*Data entries*:
╭──
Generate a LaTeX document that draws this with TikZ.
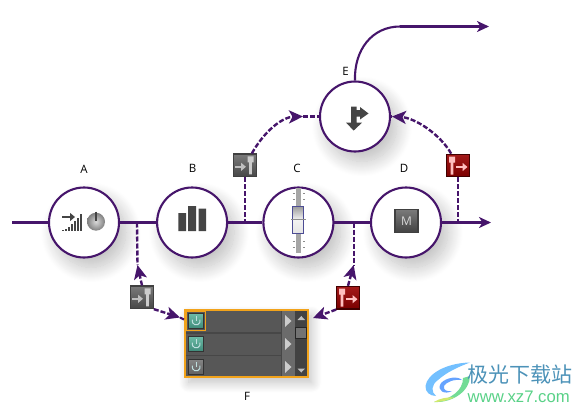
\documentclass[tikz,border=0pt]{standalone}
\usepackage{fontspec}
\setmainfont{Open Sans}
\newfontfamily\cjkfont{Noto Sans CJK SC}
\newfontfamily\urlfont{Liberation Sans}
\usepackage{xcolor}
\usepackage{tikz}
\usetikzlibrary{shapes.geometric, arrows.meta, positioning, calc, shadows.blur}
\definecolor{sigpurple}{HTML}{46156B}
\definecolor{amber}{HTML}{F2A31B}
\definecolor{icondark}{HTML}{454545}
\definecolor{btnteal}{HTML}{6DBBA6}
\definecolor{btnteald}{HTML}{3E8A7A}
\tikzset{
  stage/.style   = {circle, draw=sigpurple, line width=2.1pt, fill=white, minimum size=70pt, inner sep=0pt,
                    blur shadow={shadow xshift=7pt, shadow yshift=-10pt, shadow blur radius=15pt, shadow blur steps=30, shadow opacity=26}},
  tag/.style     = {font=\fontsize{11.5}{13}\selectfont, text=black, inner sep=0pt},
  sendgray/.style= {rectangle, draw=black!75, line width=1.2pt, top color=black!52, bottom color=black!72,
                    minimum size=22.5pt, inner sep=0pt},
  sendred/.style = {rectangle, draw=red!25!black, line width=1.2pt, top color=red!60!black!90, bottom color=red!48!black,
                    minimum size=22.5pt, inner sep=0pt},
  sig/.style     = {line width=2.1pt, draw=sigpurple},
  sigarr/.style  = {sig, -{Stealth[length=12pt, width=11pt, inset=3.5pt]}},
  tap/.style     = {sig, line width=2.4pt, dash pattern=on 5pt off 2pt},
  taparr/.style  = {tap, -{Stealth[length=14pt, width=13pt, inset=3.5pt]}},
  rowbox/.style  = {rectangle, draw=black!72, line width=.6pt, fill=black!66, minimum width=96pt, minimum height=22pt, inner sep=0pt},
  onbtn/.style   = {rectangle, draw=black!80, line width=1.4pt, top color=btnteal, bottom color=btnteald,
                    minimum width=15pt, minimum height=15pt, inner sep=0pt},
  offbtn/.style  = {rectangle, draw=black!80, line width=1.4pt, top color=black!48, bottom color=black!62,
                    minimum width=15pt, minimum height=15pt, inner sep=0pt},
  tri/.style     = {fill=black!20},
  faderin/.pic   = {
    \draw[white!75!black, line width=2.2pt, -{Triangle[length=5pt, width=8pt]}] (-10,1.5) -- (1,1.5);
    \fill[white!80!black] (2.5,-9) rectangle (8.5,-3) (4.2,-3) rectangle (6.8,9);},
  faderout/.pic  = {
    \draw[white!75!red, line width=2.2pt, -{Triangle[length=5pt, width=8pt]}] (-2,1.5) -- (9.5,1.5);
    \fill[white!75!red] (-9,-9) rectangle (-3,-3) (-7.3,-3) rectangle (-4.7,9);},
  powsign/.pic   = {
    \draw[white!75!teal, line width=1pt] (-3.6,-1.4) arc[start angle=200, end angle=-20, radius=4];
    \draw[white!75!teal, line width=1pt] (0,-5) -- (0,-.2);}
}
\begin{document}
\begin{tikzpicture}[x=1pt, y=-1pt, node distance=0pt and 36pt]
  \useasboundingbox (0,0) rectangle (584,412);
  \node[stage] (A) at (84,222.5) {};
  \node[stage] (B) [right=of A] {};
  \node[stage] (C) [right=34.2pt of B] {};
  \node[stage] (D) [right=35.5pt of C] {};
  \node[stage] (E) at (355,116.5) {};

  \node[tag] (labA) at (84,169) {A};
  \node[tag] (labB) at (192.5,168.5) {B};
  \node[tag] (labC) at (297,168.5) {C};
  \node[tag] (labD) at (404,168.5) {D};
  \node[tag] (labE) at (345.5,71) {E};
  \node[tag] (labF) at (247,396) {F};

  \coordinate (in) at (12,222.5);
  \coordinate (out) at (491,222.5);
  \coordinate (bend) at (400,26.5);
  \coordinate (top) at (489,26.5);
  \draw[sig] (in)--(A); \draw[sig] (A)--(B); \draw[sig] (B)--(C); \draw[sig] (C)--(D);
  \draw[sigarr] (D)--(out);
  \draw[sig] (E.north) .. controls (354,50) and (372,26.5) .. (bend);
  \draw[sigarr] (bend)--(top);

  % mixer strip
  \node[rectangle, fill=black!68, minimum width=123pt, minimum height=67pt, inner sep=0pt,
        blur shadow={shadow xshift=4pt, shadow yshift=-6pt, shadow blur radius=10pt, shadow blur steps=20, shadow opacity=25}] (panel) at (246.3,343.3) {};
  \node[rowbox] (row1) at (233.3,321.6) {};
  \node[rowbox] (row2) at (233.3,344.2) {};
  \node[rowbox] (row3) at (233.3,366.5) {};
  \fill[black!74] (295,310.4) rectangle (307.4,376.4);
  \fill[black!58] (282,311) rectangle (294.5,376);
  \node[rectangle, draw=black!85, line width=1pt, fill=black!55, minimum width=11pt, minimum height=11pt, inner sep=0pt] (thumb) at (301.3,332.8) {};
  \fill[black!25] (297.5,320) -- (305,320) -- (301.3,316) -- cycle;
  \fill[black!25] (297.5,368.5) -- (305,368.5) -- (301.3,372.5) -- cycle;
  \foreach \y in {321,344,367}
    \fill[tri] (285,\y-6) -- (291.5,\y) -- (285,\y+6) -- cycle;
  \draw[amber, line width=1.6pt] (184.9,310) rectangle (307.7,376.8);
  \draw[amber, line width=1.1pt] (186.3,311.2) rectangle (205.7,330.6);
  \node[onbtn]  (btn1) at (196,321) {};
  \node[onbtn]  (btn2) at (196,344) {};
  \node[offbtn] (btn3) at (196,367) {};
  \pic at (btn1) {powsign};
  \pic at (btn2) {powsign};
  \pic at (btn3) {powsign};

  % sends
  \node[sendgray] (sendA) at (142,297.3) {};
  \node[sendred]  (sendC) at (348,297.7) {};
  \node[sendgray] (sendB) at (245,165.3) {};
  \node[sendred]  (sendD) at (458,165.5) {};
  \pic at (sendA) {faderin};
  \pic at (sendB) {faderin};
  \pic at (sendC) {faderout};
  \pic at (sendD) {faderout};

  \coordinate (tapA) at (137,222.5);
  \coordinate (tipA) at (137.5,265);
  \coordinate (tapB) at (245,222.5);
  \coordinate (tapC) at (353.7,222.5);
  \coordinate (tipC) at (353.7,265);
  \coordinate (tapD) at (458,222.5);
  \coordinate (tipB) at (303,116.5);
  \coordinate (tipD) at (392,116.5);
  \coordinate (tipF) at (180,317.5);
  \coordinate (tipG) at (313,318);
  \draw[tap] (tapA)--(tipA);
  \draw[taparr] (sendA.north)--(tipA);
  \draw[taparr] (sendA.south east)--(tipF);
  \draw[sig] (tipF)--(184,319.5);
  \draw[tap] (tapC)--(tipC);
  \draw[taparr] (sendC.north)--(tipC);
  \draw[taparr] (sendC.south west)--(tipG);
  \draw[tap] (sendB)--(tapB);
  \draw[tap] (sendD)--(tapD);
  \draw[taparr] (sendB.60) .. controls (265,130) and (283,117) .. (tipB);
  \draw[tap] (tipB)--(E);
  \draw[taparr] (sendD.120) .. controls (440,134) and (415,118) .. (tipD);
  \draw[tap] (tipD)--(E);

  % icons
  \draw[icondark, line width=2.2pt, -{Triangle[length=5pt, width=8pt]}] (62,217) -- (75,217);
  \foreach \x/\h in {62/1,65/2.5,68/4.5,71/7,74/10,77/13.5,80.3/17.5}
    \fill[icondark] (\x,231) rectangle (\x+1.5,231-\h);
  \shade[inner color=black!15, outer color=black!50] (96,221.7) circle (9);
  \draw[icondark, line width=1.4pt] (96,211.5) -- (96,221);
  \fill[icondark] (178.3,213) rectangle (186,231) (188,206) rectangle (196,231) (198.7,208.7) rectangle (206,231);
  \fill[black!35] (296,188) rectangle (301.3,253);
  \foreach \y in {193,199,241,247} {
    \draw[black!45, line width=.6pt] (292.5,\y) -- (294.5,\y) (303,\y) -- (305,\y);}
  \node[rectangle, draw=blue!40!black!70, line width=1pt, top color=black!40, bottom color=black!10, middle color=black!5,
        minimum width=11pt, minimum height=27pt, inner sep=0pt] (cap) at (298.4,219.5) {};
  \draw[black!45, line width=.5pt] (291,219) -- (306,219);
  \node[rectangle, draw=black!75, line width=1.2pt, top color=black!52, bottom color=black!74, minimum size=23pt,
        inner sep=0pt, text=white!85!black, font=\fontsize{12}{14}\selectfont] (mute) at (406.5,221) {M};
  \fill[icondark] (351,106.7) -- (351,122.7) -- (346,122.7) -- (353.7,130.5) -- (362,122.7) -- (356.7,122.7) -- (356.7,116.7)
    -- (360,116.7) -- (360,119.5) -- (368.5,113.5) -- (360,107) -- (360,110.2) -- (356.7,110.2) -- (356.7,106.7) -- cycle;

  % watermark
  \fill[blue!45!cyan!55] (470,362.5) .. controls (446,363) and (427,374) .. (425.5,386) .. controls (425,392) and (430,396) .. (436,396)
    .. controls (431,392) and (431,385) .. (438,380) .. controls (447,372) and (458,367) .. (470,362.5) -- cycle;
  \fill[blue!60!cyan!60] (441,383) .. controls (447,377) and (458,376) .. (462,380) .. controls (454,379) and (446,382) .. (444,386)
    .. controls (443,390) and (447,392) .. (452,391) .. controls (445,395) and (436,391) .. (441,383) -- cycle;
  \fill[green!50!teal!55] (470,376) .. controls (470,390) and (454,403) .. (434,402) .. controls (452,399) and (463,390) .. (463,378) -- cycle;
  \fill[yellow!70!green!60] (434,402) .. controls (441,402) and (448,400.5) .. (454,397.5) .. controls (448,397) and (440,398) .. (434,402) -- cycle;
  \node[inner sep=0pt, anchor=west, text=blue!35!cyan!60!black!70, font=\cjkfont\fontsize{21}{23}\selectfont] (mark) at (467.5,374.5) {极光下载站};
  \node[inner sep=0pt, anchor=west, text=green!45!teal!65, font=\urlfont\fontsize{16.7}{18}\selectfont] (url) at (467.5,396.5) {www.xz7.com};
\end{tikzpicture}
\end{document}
╰──
╭──
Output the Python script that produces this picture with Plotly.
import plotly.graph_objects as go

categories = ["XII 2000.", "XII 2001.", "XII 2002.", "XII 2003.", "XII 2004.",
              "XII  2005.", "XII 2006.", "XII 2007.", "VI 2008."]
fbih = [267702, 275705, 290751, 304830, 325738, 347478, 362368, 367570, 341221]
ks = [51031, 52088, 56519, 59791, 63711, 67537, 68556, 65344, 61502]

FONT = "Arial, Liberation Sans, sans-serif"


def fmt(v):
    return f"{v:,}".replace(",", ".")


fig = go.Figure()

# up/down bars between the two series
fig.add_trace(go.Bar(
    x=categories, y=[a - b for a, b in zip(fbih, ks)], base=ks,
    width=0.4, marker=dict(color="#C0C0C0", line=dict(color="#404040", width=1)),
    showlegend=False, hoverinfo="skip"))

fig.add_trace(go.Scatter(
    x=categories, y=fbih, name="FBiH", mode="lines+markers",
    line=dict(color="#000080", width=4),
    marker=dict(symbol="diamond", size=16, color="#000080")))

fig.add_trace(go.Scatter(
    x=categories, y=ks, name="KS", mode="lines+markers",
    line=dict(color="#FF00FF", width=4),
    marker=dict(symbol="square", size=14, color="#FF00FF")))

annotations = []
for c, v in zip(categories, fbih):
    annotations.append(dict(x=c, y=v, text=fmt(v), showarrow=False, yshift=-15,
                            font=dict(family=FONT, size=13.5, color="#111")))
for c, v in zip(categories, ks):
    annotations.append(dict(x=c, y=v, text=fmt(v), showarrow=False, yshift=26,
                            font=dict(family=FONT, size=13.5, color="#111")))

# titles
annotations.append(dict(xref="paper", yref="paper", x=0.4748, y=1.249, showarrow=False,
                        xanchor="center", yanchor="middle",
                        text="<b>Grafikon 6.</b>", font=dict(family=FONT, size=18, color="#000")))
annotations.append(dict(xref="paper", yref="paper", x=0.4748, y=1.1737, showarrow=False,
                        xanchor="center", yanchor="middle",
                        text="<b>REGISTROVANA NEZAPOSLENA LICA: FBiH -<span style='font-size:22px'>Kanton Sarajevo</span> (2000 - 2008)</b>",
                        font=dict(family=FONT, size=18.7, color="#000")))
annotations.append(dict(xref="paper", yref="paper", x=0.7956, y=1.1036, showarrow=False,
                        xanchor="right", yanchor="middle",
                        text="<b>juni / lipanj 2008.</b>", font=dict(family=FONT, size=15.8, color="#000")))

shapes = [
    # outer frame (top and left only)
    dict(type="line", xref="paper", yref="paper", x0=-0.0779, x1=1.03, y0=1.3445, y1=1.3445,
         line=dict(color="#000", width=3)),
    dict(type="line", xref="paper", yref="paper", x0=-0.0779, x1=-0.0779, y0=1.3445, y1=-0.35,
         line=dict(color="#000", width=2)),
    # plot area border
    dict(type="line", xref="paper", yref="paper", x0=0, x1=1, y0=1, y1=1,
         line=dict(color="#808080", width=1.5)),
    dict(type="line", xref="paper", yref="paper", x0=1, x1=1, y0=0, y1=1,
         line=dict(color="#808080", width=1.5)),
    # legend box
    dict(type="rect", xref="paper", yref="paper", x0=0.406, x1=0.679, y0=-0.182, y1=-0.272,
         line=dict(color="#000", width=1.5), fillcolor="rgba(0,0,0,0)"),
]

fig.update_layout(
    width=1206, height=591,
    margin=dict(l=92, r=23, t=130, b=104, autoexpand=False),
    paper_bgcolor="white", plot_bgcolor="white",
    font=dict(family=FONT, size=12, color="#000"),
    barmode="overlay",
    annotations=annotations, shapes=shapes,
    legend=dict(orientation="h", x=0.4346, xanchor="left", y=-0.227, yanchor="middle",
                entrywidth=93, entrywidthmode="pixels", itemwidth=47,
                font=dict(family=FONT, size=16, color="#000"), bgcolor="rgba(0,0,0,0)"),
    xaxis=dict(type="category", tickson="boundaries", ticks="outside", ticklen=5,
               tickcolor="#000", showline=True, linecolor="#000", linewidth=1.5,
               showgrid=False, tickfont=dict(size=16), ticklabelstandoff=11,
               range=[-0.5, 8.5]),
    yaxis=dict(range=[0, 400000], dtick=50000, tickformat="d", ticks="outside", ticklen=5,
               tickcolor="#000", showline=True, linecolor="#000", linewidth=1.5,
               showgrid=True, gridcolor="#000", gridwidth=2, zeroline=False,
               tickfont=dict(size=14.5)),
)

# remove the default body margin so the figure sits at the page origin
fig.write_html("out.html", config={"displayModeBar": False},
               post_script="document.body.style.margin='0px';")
╰──
╭──
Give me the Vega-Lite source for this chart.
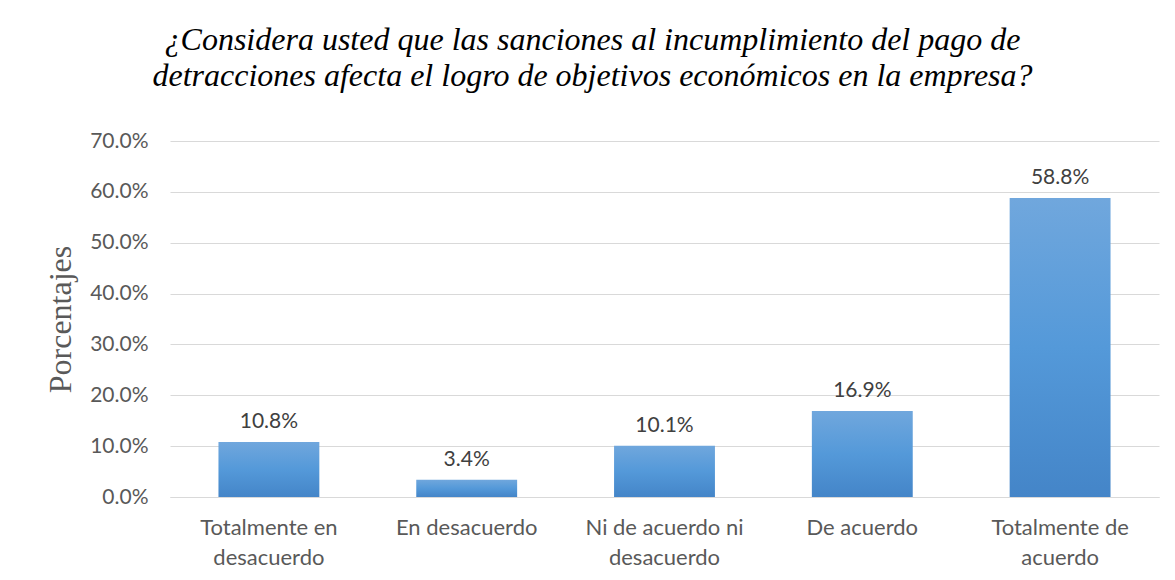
╰──
*Work to do*: Show all lines from the records above where the word "with" occurs.

*Answer for the task*:
Generate a LaTeX document that draws this with TikZ.
Output the Python script that produces this picture with Plotly.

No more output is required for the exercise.